The demonstrators at Rajpath didn’t want to know such details. Initially they were just teens, who probably needed a compassionate leader, preferably an iconic youth leader, to come forward and express solidarity with them, with the victim battling for her life, with women who want the streets to be safe for them. Was that too much to ask? Apparently yes. They got tear gas and a lathi charge in response.

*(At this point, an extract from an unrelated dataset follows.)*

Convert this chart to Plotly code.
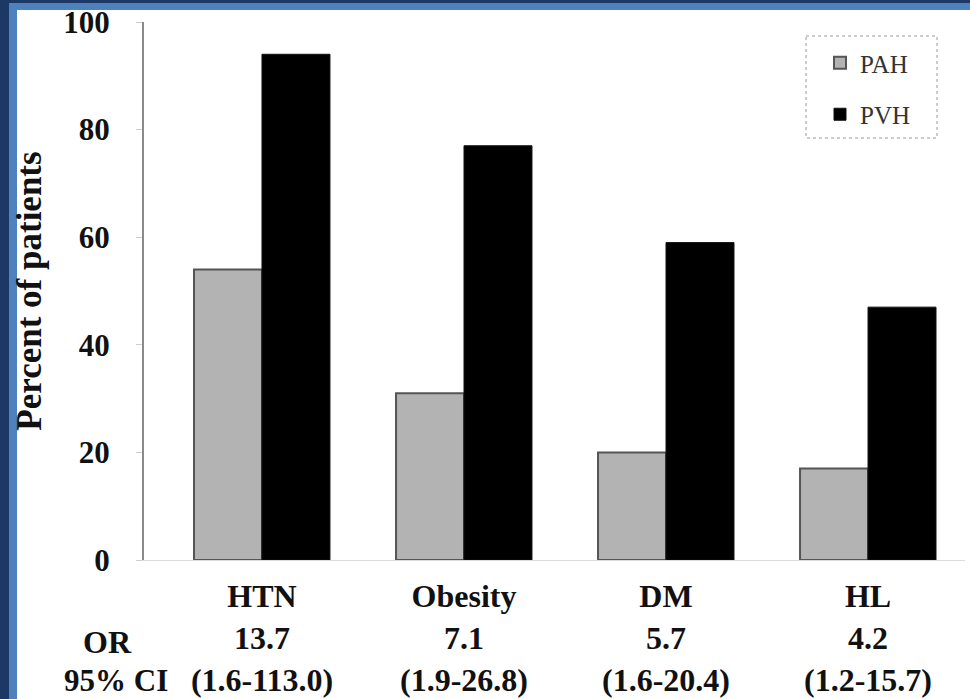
import plotly.graph_objects as go

categories = ["HTN", "Obesity", "DM", "HL"]
odds_ratios = ["13.7", "7.1", "5.7", "4.2"]
conf_intervals = ["(1.6-113.0)", "(1.9-26.8)", "(1.6-20.4)", "(1.2-15.7)"]
pah_values = [54, 31, 20, 17]
pvh_values = [94, 77, 59, 47]
y_ticks = [0, 20, 40, 60, 80, 100]

W, H = 970, 699
ML, MR, MT, MB = 144, 5, 22, 139
PW, PH = W - ML - MR, H - MT - MB

def px(x):
    return (x - ML) / PW

def py(y):
    return (H - MB - y) / PH

ticktext = [f"<b>{c}</b><br><b>{o}</b><br><b>{ci}</b>" for c, o, ci in zip(categories, odds_ratios, conf_intervals)]

fig = go.Figure()
fig.add_trace(go.Bar(
    x=categories, y=pah_values, name="PAH", legendgroup="a",
    marker=dict(color="#b3b3b3", line=dict(color="#555555", width=2)),
))
fig.add_trace(go.Bar(
    x=categories, y=pvh_values, name="PVH", legendgroup="b",
    marker=dict(color="#000000", line=dict(color="#111111", width=1)),
))

serif = "Liberation Serif, Times New Roman, serif"

fig.update_layout(
    width=W, height=H,
    margin=dict(l=ML, r=MR, t=MT, b=MB, autoexpand=False),
    paper_bgcolor="white", plot_bgcolor="white",
    barmode="group", bargap=0.327, bargroupgap=0,
    font=dict(family=serif, size=33, color="#111111"),
    showlegend=True,
    legend=dict(
        x=px(820), y=py(40), xanchor="left", yanchor="top",
        font=dict(family=serif, size=25, color="#333333"),
        bgcolor="rgba(0,0,0,0)", borderwidth=0,
        tracegroupgap=16, itemwidth=30,
    ),
    xaxis=dict(
        type="category", range=[-0.584, 3.48], automargin=False,
        tickmode="array", tickvals=categories, ticktext=ticktext,
        showline=True, linecolor="#dddddd", linewidth=1,
        ticks="", showgrid=False, ticklabelstandoff=8,
        tickfont=dict(family=serif, size=32, color="#111111"),
    ),
    yaxis=dict(
        range=[0, 100], tickvals=y_ticks, automargin=False,
        ticktext=[f"<b>{v}</b>" for v in y_ticks],
        showline=True, linecolor="#8a8a8a", linewidth=2,
        ticks="outside", ticklen=6, tickcolor="#cccccc", tickwidth=1,
        showgrid=False, zeroline=False, ticklabelstandoff=20,
        tickfont=dict(family=serif, size=31, color="#111111"),
        title=dict(text="<b>Percent of patients</b>", standoff=11,
                   font=dict(family=serif, size=35, color="#111111")),
    ),
    annotations=[
        dict(text="<b>OR</b>", x=px(107), y=py(642), xref="paper", yref="paper",
             xanchor="center", yanchor="middle", showarrow=False,
             font=dict(family=serif, size=32, color="#111111")),
        dict(text="<b>95% CI</b>", x=px(116), y=py(680), xref="paper", yref="paper",
             xanchor="center", yanchor="middle", showarrow=False,
             font=dict(family=serif, size=31, color="#111111")),
    ],
    shapes=[
        # legend box (dotted)
        dict(type="rect", xref="paper", yref="paper",
             x0=px(806), x1=px(937), y0=py(36), y1=py(138),
             line=dict(color="#cccccc", width=2, dash="dot"), fillcolor="rgba(0,0,0,0)"),
        # frame: navy and blue bands
        dict(type="rect", xref="paper", yref="paper", x0=px(0), x1=px(9), y0=py(0), y1=py(H),
             line=dict(width=0), fillcolor="#1b3964", layer="above"),
        dict(type="rect", xref="paper", yref="paper", x0=px(9), x1=px(17), y0=py(3), y1=py(H),
             line=dict(width=0), fillcolor="#4f81bd", layer="above"),
        dict(type="rect", xref="paper", yref="paper", x0=px(0), x1=px(W), y0=py(0), y1=py(3),
             line=dict(width=0), fillcolor="#1b3964", layer="above"),
        dict(type="rect", xref="paper", yref="paper", x0=px(9), x1=px(W), y0=py(3), y1=py(10),
             line=dict(width=0), fillcolor="#4f81bd", layer="above"),
    ],
)

fig.write_html("out.html", config={"displayModeBar": False},
               post_script="document.body.style.margin='0';document.body.style.overflow='hidden';")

Not all those who came to Rajpath and Ramlila Maidan were apolitical. But why should they have been? The right to protest is inherently political. Why shouldn’t the opposition join the protests, whether overtly or covertly? Didn’t the Congress party do it during the anti-reservation stir in 1990? V.P. Singh did not speak to the students who were immolating themselves all over the country. His smugness that the stir would peter out was compounded by reports provided to him that Congress party was covertly backing the protestors. When he did at last come on Doordarshan to address the nation, he had lost the battle of perceptions. And the middle class messiah had lost the middle class. Years later when he was battling blood cancer, I asked him if he regretted what happened then. He looked straight into the camera, tears in his eyes and said, “Yes”. But it was too late.

Omar Abdullah, Chief Minister J&K tweeted: “I made the mistake of not being seen or heard in the summer of 2010 when trouble first started. I wish my mistake had been learnt from.”

On Saturday too, nobody met with the protestors till the rage had boiled over. There were many fuelling that rage and the combustion took place on Sunday. The government had the option of ignoring dissenting voices dismissing them as being motivated (as if that is a cuss word) or listen to them and take wise decisions. A smart government does the latter. The other possibility was whether someone deliberately allowed this demonstration to become violent so as to lose the fickle support of the media, both traditional and social media and the public.

In two days, sympathizers of the rape victim, an ordinary crowd, turned into a lynch mob attacking policemen and destroying public property. There was sabotage, genuine emotion was twisted to an ugly end. Repulsive politics yet again.